Painting Experiment: Day Two.
The paint scheme continues to elude me. I fear that I have not seen the last of this occurrence. But I must steel myself for the coming battle. I must remind myself of all I strive for. It is not just for myself that I prime and paint and curse the very pigment I am attempting to apply, but rather it is for the good of the world that I do this. For if I can prove that miniatures can be painted, then shall our mastery of life and death be complete! They said it couldn't be done! They called me mad, but soon... soon I shall show them, show them all! Muhuhuhuahahahahahahahahaa!
In the meantime, I've a quick story to tell you.
Earlier today, I went over to my girlfriend's house to re-hang a tarp she'd put up to give her dogs a dry spot to hang out in.
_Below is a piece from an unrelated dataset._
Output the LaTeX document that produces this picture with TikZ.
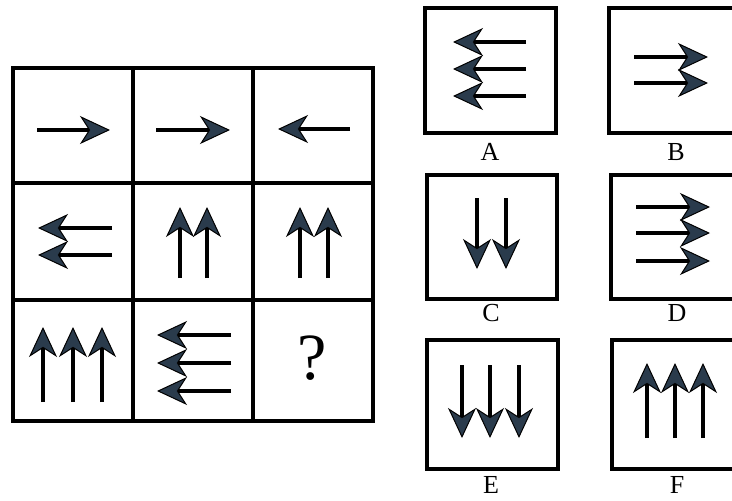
\documentclass[tikz,border=0pt]{standalone}
\usetikzlibrary{arrows.meta}
\usepackage{fontspec}
\setmainfont{Liberation Serif}
\definecolor{headfill}{HTML}{2A3B4C}
\begin{document}
\begin{tikzpicture}[x=1pt,y=-1pt,
  frame/.style={draw=black,line width=3.6pt},
  arr/.style={draw=black,line width=3.4pt,
    -{Stealth[length=30pt,width=28pt,inset=9pt,line width=1pt,fill=headfill]}},
  optbox/.style={frame,minimum width=#1,minimum height=125pt,inner sep=0pt,anchor=north west},
  lbl/.style={font=\fontsize{26}{26}\selectfont}]
\useasboundingbox (0,0) rectangle (732,501);
\clip (0,0) rectangle (732,501);
% grid
\draw[frame] (13,68) rectangle (373,421);
\draw[frame] (133,68) -- (133,421) (253,68) -- (253,421)
             (13,183) -- (373,183) (13,300) -- (373,300);
% row 1
\draw[arr] (37,130) -- (110,130);
\draw[arr] (156,130) -- (230,130);
\draw[arr] (350,129) -- (278,129);
% row 2
\draw[arr] (112,228) -- (38,228);
\draw[arr] (112,255) -- (38,255);
\draw[arr] (180,278) -- (180,207);
\draw[arr] (207,278) -- (207,207);
\draw[arr] (300,278) -- (300,207);
\draw[arr] (328,278) -- (328,207);
% row 3
\draw[arr] (43,402) -- (43,327);
\draw[arr] (73,402) -- (73,327);
\draw[arr] (102,402) -- (102,327);
\draw[arr] (231,335) -- (157,335);
\draw[arr] (231,363) -- (157,363);
\draw[arr] (231,391) -- (157,391);
\node[font=\fontsize{66}{66}\selectfont] (q) at (312,358) {?};
% options
\node[optbox=131pt] (A) at (423,6) {};
\node[optbox=133pt] (B) at (607,6) {};
\node[optbox=130pt,minimum height=124pt] (C) at (425,173) {};
\node[optbox=131pt,minimum height=124pt] (D) at (609,173) {};
\node[optbox=131pt,minimum height=129pt] (E) at (425,338) {};
\node[optbox=130pt,minimum height=129pt] (F) at (610,338) {};
\node[lbl] (la) at (490,152) {A};
\node[lbl] (lb) at (676,152) {B};
\node[lbl] (lc) at (491,313) {C};
\node[lbl] (ld) at (677,313) {D};
\node[lbl] (le) at (491,485) {E};
\node[lbl] (lf) at (677,485) {F};
% A
\draw[arr] (526,42) -- (453,42);
\draw[arr] (526,69) -- (453,69);
\draw[arr] (526,96) -- (453,96);
% B
\draw[arr] (634,57) -- (708,57);
\draw[arr] (634,83) -- (708,83);
% C
\draw[arr] (477,198) -- (477,269);
\draw[arr] (506,198) -- (506,269);
% D
\draw[arr] (636,207) -- (710,207);
\draw[arr] (636,233) -- (710,233);
\draw[arr] (636,261) -- (710,261);
% E
\draw[arr] (462,365) -- (462,438);
\draw[arr] (490,365) -- (490,438);
\draw[arr] (519,365) -- (519,438);
% F
\draw[arr] (647,438) -- (647,363);
\draw[arr] (675,438) -- (675,363);
\draw[arr] (703,438) -- (703,363);
\end{tikzpicture}
\end{document}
No big deal, I thought, five quick minutes and I'll be done. I think that was where I went wrong. If I'd just thought it would be this horrifically complicated mess that would take all afternoon and, say, catch half of the neighborhood on fire, I'd be fine.*
The tarp was laying on the ground when I arrived. A pool of slightly dirty water had formed in th center of it, but that was easily dealt with. Water ran down the blue material and quickly soaked into the mud all around the tarp, forming a kind of shoe-grabbing, nigh inescapable bog. That wasn't a big problem, in itself.
It was the dogs stomping around in it, and then all over me, that really made the mud pit any kind of issue. But even then, who doesn't like to get muddy every now and then? Again, no big problem. It was when the dogs decided to make a break for it that it all went pear-shaped.
I can only imagine what the neighbors must have thought when they saw me, covered in mud and looking like I'd been that way for days, chasing this HUGE black lab type dog, and this teeny dachsund-esque dog all around the neighborhood. They're running and all excited because they're free, I'm shouting invectives at them for much the same reason, and the big one has slipped free of her collar--a metal chain--which I am clutching, no, brandishing as I corner them in a backyard down a nearby side street. It's worth mentioning a third dog was following me, pawing excitedly at the fracas.
But in the end, the dogs were returned safely, the tarp hung, and no harm done. In fact, the further and further I get from this, the funnier the whole misadventure seems. I expect this time tomorrow it'll be a shenaningan. Maybe a caper.